Four ways to beat the fatigue of virtual meetings
The reason for this fatigue is that virtual meetings require you to focus more intensely, as you don’t have the advantage of picking up on physical cues.
Working from home during this coronavirus pandemic is a mixed blessing. On the one hand, staying home makes it a lot easier for us to take precautions like physical distancing and avoid meeting people who may have COVID-19 infection. On the other hand, working from home has its own challenges and stresses. Sure, you save time travelling and can sit and dress up however you please. But more and more people are experiencing an increase in the levels of fatigue from this situation - specifically when your job requires you to be on multiple conference calls and virtual meetings during the day.
The reason for this fatigue is that virtual meetings require you to focus more intensely, as you don’t have the advantage of picking up on physical cues or learning what people are thinking from their body language.
We spoke to Dr Kamna Chhibber, Clinical Psychologist at Fortis Healthcare, about ways to deal with this fatigue. Here are some of Dr Chhibber's suggestions:
1. Avoid being in a rush
If you’re one of those who wakes up just minutes before you have to start working and then have to rush to seem presentable on the call - you might want to change this routine. Wake up early enough so you have ample time for all your morning tasks like bathing, having breakfast, exercising, etc. Then get started on work at least 15 minutes before your first meeting so you can gather your thoughts, read up on your notes, or go over relevant emails. Also, keep a buffer between tasks and meetings just in case something takes longer than expected or if you need to change your mindset for the next meeting (say, with a completely different client).
2. Get moving
When we’re going from one meeting to another, there is often a change of location during which you end up stretching your legs. But with all our work happening on one screen now, sometimes we’re sitting in the same spot for over 10 hours. This is obviously unhealthy and contributes to your fatigue. So get moving - stretching every hour, walking around the house, wrapping up a fun chore even. This will give your mind a much-needed break and help you feel refreshed.
3. Have some fun
If you think back to your inter-company meetings, we’re sure you’ll remember some funny jokes that were told or some amazing stories that people shared. While we’re always connected when we’re working from home, personal connections with your colleagues do still suffer - take a few minutes to just enjoy and catch up during these meetings. If possible, suggest a change in pace or process followed during regular meetings as well - switching formats may add some new energy to the tasks at hand.

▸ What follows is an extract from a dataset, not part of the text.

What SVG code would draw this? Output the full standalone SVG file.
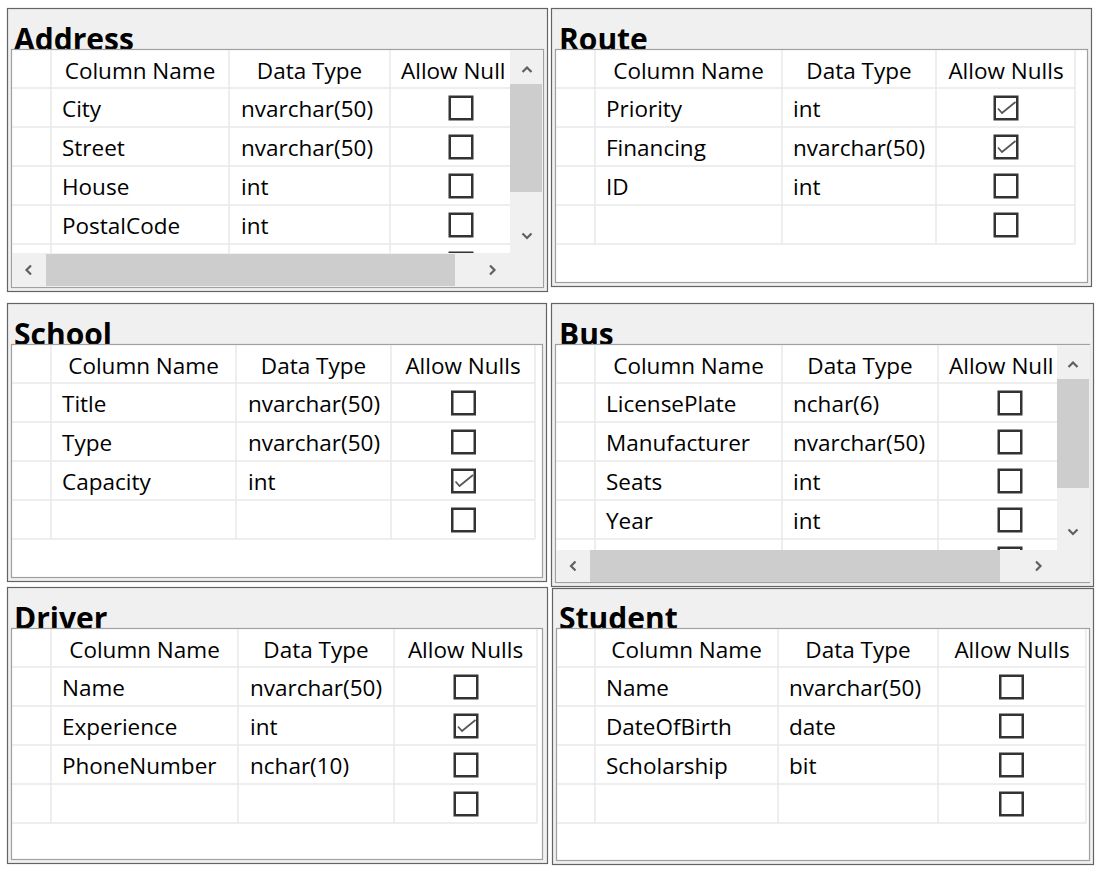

4. Have a sign-off routine
Yes, it is tempting to crash on your bed after your last meeting of the day. But staying organised can be a huge help when it comes to dealing with mental fatigue. So set aside a few minutes for this towards the end of each day: during this time you can reflect on what you got done that day and what needs to be done the next day. Chalk out a rough routine for the next day so you’re not in a panic or clueless when you begin work the following day. This doesn’t mean you drag your work too much beyond your working hours, though - it’s important to maintain a balance between work and personal life even if you’re working from home.